## AIM
Quote from the first line below through the line that contains "import pandas as pd", both included, and leave the pictures out.
-------- SUPPLIED DATA --------
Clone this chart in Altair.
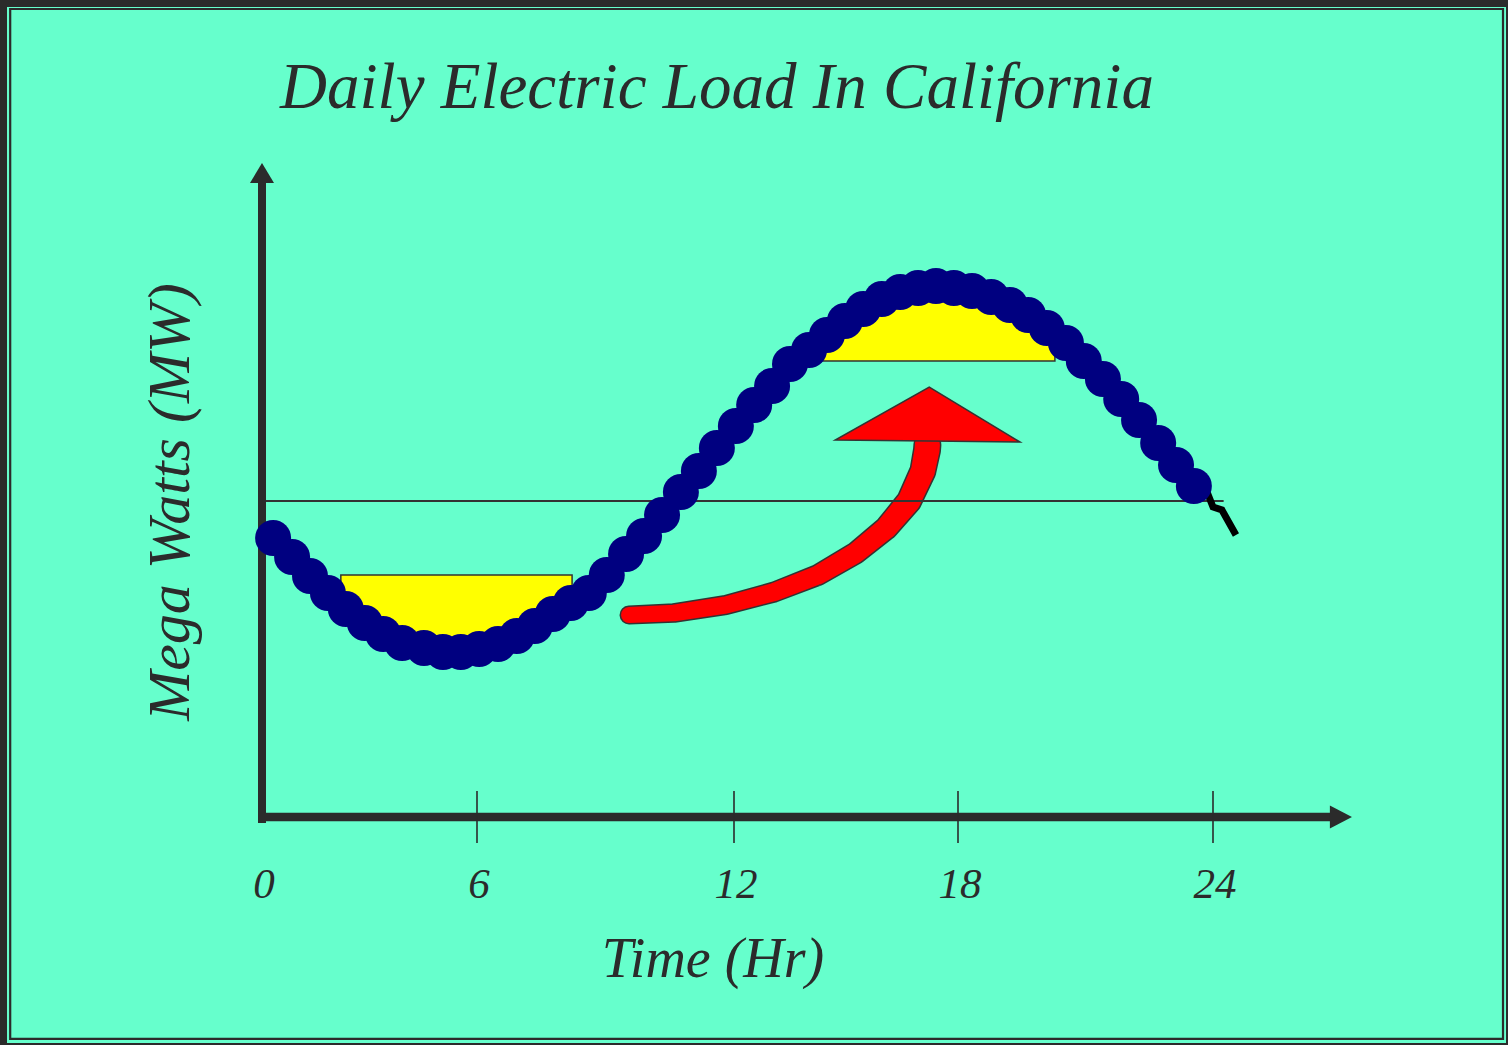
import altair as alt
import pandas as pd

# ---- values (hours, load in arbitrary MW units) ----
hours = [0.31, 0.84, 1.34, 1.84, 2.34, 2.87, 3.38, 3.91, 4.52, 5.05,
         5.55, 6.05, 6.49, 6.93, 7.35, 7.77, 8.19, 8.61, 9.03, 9.48,
         9.90, 10.32, 10.76, 11.18, 11.60, 12.05, 12.54, 13.02, 13.50, 14.01,
         14.49, 14.97, 15.46, 15.96, 16.45, 16.93, 17.41, 17.89, 18.33, 18.78,
         19.22, 19.65, 20.09, 20.54, 20.96, 21.41, 21.84, 22.26, 22.71, 23.13,
         23.55]
load = [27.9, 26.0, 24.1, 22.4, 20.8, 19.4, 18.3, 17.4, 16.9, 16.5,
        16.5, 16.8, 17.3, 18.1, 19.1, 20.3, 21.4, 22.4, 24.2, 26.3,
        28.1, 30.2, 32.5, 34.6, 36.9, 39.1, 41.2, 43.1, 45.3, 46.7,
        48.2, 49.6, 50.8, 51.8, 52.5, 52.9, 53.1, 52.9, 52.6, 52.0,
        51.2, 50.2, 48.9, 47.4, 45.6, 43.8, 41.8, 39.7, 37.4, 35.2,
        33.1]

# off-peak valley (yellow, lower)
valley_hours = [2.20, 2.34, 2.87, 3.38, 3.91, 4.52, 5.05, 5.55, 6.05, 6.49, 6.93, 7.35, 7.77, 8.19, 8.22]
valley_floor = [21.1, 20.8, 19.4, 18.3, 17.4, 16.9, 16.5, 16.5, 16.8, 17.3, 18.1, 19.1, 20.3, 21.4, 21.5]
valley_level = 24.2

# on-peak cap (yellow, upper)
peak_hours = [14.36, 14.49, 14.97, 15.46, 15.96, 16.45, 16.93, 17.41, 17.89, 18.33, 18.78, 19.22, 19.65, 20.09, 20.28]
peak_cap = [47.8, 48.2, 49.6, 50.8, 51.8, 52.5, 52.9, 53.1, 52.9, 52.6, 52.0, 51.2, 50.2, 48.9, 48.3]
peak_level = 45.6

# average load line
avg_level = 31.6
avg_span = [0, 24.25]

# red shifting arrow (centre line, width)
shaft_hours = [9.55, 10.60, 11.81, 13.08, 14.25, 15.26, 16.08, 16.69, 17.06, 17.17, 17.18]
shaft_load = [20.2, 20.4, 21.2, 22.5, 24.2, 26.4, 28.9, 31.6, 34.6, 36.7, 37.2]
shaft_width = [16, 16.5, 17, 18, 19, 20, 21.5, 23, 24, 25, 25]
head_hours = [14.71, 17.23, 19.46]
head_base = [37.7, 37.6, 37.5]
head_tip = [37.7, 43.0, 37.5]

# black squiggle at the end of the curve
squig_hours = [23.86, 24.0, 24.21, 24.54]
squig_load = [32.5, 31.0, 30.7, 28.2]

# axes
tick_hours = [6, 12, 18, 24]
label_hours = [0, 6, 12, 18, 24]
tick_labels = ["0", "6", "12", "18", "24"]
x_axis_span = [-0.08, 26.80]
x_arrow_hours = [26.75, 27.27]
x_arrow_low = [-1.15, 0.0]
x_arrow_high = [1.15, 0.0]
y_axis_span = [-0.6, 63.6]
y_arrow_hours = [-0.335, 0.0, 0.335]
y_arrow_base = [63.4, 63.4, 63.4]
y_arrow_tip = [63.4, 65.4, 63.4]

title_text = "Daily Electric Load In California"
x_title = "Time (Hr)"
y_title = "Mega Watts (MW)"

# ---- styling ----
BG = "#66FFCC"
DARK = "#2b2b2b"
NAVY = "#000080"
FONT = "Liberation Serif"

X = alt.Scale(domain=[0, 6, 12, 18, 24], range=[262, 477, 734, 958, 1213], nice=False, zero=False)
Y = alt.Scale(domain=[0, 65], range=[817, 167], nice=False, zero=False)


def xe(f):
    return alt.X(f, type="quantitative", scale=X, axis=None)


def ye(f):
    return alt.Y(f, type="quantitative", scale=Y, axis=None)


one = pd.DataFrame({"k": [0]})

frame_outer = alt.Chart(one).mark_rect(fill="transparent", stroke=DARK, strokeWidth=7).encode(
    x=alt.value(3.5), x2=alt.value(1509.5), y=alt.value(3.5), y2=alt.value(1046.5))
frame_inner = alt.Chart(one).mark_rect(fill="transparent", stroke=DARK, strokeWidth=2.2).encode(
    x=alt.value(10.2), x2=alt.value(1503), y=alt.value(9), y2=alt.value(1038.8))

valley_df = pd.DataFrame({"h": valley_hours, "floor": valley_floor, "top": [valley_level] * len(valley_hours)})
valley = alt.Chart(valley_df).mark_area(fill="#FFFF00", stroke="#333333", strokeWidth=1.5, opacity=1).encode(
    x=xe("h"), y=ye("top"), y2="floor:Q")

peak_df = pd.DataFrame({"h": peak_hours, "cap": peak_cap, "base": [peak_level] * len(peak_hours)})
peak = alt.Chart(peak_df).mark_area(fill="#FFFF00", stroke="#333333", strokeWidth=1.5, opacity=1).encode(
    x=xe("h"), y=ye("base"), y2="cap:Q")

shaft_df = pd.DataFrame({"h": shaft_hours, "v": shaft_load, "w": shaft_width,
                         "o": list(range(len(shaft_hours)))})
shaft_outline = alt.Chart(shaft_df).mark_trail(color="#333333", opacity=1).encode(
    x=xe("h"), y=ye("v"), order="o:Q",
    size=alt.Size("w:Q", scale=alt.Scale(domain=[16, 25], range=[19, 28], zero=False), legend=None))
shaft = alt.Chart(shaft_df).mark_trail(color="#FF0000", opacity=1).encode(
    x=xe("h"), y=ye("v"), order="o:Q",
    size=alt.Size("w:Q", scale=alt.Scale(domain=[16, 25], range=[16, 25], zero=False), legend=None))

head_df = pd.DataFrame({"h": head_hours, "base": head_base, "tip": head_tip})
head = alt.Chart(head_df).mark_area(fill="#FF0000", stroke="#333333", strokeWidth=1.5, opacity=1).encode(
    x=xe("h"), y=ye("base"), y2="tip:Q")

avg_df = pd.DataFrame({"a": [avg_span[0]], "b": [avg_span[1]], "v": [avg_level]})
avg_line = alt.Chart(avg_df).mark_rule(color="#333333", strokeWidth=2).encode(
    x=xe("a"), x2="b:Q", y=ye("v"))

xaxis_df = pd.DataFrame({"a": [x_axis_span[0]], "b": [x_axis_span[1]], "v": [0]})
x_axis = alt.Chart(xaxis_df).mark_rule(color=DARK, strokeWidth=8.5).encode(
    x=xe("a"), x2="b:Q", y=ye("v"))
xarrow_df = pd.DataFrame({"h": x_arrow_hours, "lo": x_arrow_low, "hi": x_arrow_high})
x_arrow = alt.Chart(xarrow_df).mark_area(fill=DARK, opacity=1).encode(
    x=xe("h"), y=ye("lo"), y2="hi:Q")

yaxis_df = pd.DataFrame({"h": [0], "a": [y_axis_span[0]], "b": [y_axis_span[1]]})
y_axis = alt.Chart(yaxis_df).mark_rule(color=DARK, strokeWidth=8).encode(
    x=xe("h"), y=ye("a"), y2="b:Q")
yarrow_df = pd.DataFrame({"h": y_arrow_hours, "base": y_arrow_base, "tip": y_arrow_tip})
y_arrow = alt.Chart(yarrow_df).mark_area(fill=DARK, opacity=1).encode(
    x=xe("h"), y=ye("base"), y2="tip:Q")

ticks_df = pd.DataFrame({"h": tick_hours, "a": [-2.6] * len(tick_hours), "b": [2.6] * len(tick_hours)})
ticks = alt.Chart(ticks_df).mark_rule(color=DARK, strokeWidth=1.6).encode(
    x=xe("h"), y=ye("a"), y2="b:Q")

labels_df = pd.DataFrame({"h": label_hours, "t": tick_labels, "v": [-8.1] * len(label_hours)})
labels = alt.Chart(labels_df).mark_text(font=FONT, fontStyle="italic", fontSize=43, color=DARK,
                                        align="center", baseline="alphabetic", dx=2).encode(
    x=xe("h"), y=ye("v"), text="t:N")

squig_df = pd.DataFrame({"h": squig_hours, "v": squig_load, "o": list(range(len(squig_hours)))})
squig = alt.Chart(squig_df).mark_line(color="#000000", strokeWidth=7, strokeJoin="miter").encode(
    x=xe("h"), y=ye("v"), order="o:Q")

curve_df = pd.DataFrame({"h": hours, "v": load})
dots = alt.Chart(curve_df).mark_circle(size=1296, color=NAVY, opacity=1).encode(
    x=xe("h"), y=ye("v"))

title = alt.Chart(one).mark_text(font=FONT, fontStyle="italic", fontSize=65, color=DARK,
                                 align="center", baseline="alphabetic", text=title_text).encode(
    x=alt.value(717), y=alt.value(108))
xtitle = alt.Chart(one).mark_text(font=FONT, fontStyle="italic", fontSize=56, color=DARK,
                                  align="center", baseline="alphabetic", text=x_title).encode(
    x=alt.value(713), y=alt.value(977))
ytitle = alt.Chart(one).mark_text(font=FONT, fontStyle="italic", fontSize=60, color=DARK,
                                  align="center", baseline="alphabetic", angle=270, text=y_title).encode(
    x=alt.value(189), y=alt.value(502))

chart = alt.layer(
    frame_outer, frame_inner, valley, peak, shaft_outline, shaft, head, avg_line,
    x_axis, x_arrow, y_axis, y_arrow, ticks, squig, dots, labels, title, xtitle, ytitle
).resolve_scale(size="independent").properties(
    width=1508, height=1045, padding=0, background=BG,
    autosize=alt.AutoSizeParams(type="none")
).configure_view(strokeWidth=0, fill=BG)

chart.save("out.html", embed_options={"renderer": "svg", "actions": False})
--------
## REPLY
Clone this chart in Altair.
import altair as alt
import pandas as pd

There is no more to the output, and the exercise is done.